On Monday, the European Commission accused Meta of going against its antitrust laws by using its Facebook Marketplace to promote ads and distort outside competition. The commission warned Meta of the breach in an official statement and said if the company is found guilty, it could receive a fine of up to 10% of its annual global turnover.

In a complaint first filed last year, the commission accused Meta of using its power in the tech industry to incorporate online classified ads into its business and said this caused unfair trading conditions on rivals “for its own benefit.”

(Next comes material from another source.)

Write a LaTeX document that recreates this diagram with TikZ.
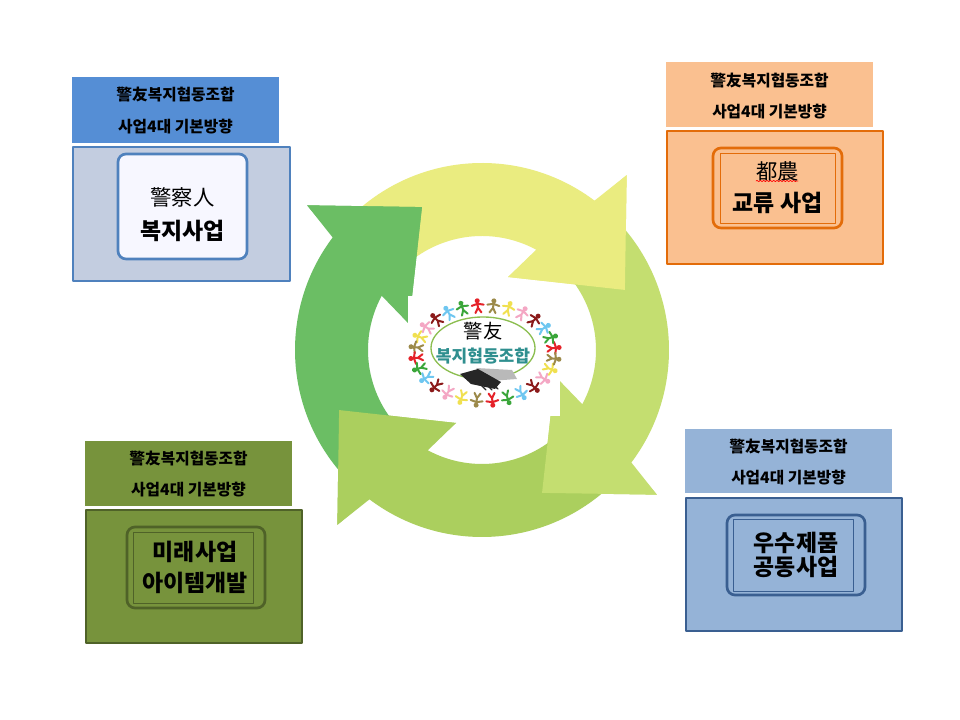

“With its Facebook social network, Meta reaches globally billions of monthly users and millions of active advertisers,” EU Antitrust Commissioner Margrethe Vestager said in the antitrust statement. “Our preliminary concern is that Meta ties its dominant social network Facebook to its online classified ad services called Facebook Marketplace,” meaning “Facebook users have no choice but to have access to Facebook Marketplace.”


By tying the Marketplace to Facebook, the commission said users on the media platform have automatic access to the Marketplace, “whether they want it or not.”

Facebook’s Marketplace launched in 2016 and is reportedly used by 800 million people to buy and sell items in 70 countries, but it was first placed under scrutiny by the EU Commission in 2019. The commission eventually launched an investigation in June last year to determine if Meta was using customers’ data on the platform to compete with advertisers unfairly.


A source familiar with the matter told Gizmodo that Meta doesn’t use advertising data from competitors. They went on to say that the company provides users with the option to use Marketplace, which they said provides more choices for consumers.

The EU Antitrust policy “encourages efficiency and innovation and reduces prices,” according to the official site. It adds, “ To be effective, competition requires companies to act independently of each other, but subject to the competitive pressure exerted by the others,” something the commission claims Meta’s Facebook Marketplace has not done.


The platform is regularly used by nearly three billion people who have immediate access to Facebook Marketplace, and the commission is working to assess if Facebook violated its competition law. The antitrust law was created to maintain competition in the EU through anti-competitive conduct regulations to ensure companies don’t create monopolies in the market.

“In today’s digital economy, data should not be used in ways that distort competition,” Vestager told Reuters last year. “We will look in detail at whether this data gives Facebook an undue competitive advantage in particular on the online classified ads sector, where people buy and sell goods every day, and where Facebook also competes with companies from which it collects data.”


Meta says it will review the commission’s complaints and is fully cooperating with the investigation. “The claims made by the European Commission are without foundation. We will continue to work with regulatory authorities to demonstrate that our product innovation is pro-consumer and pro-competitive,” a Meta spokesperson said in an emailed statement to Gizmodo.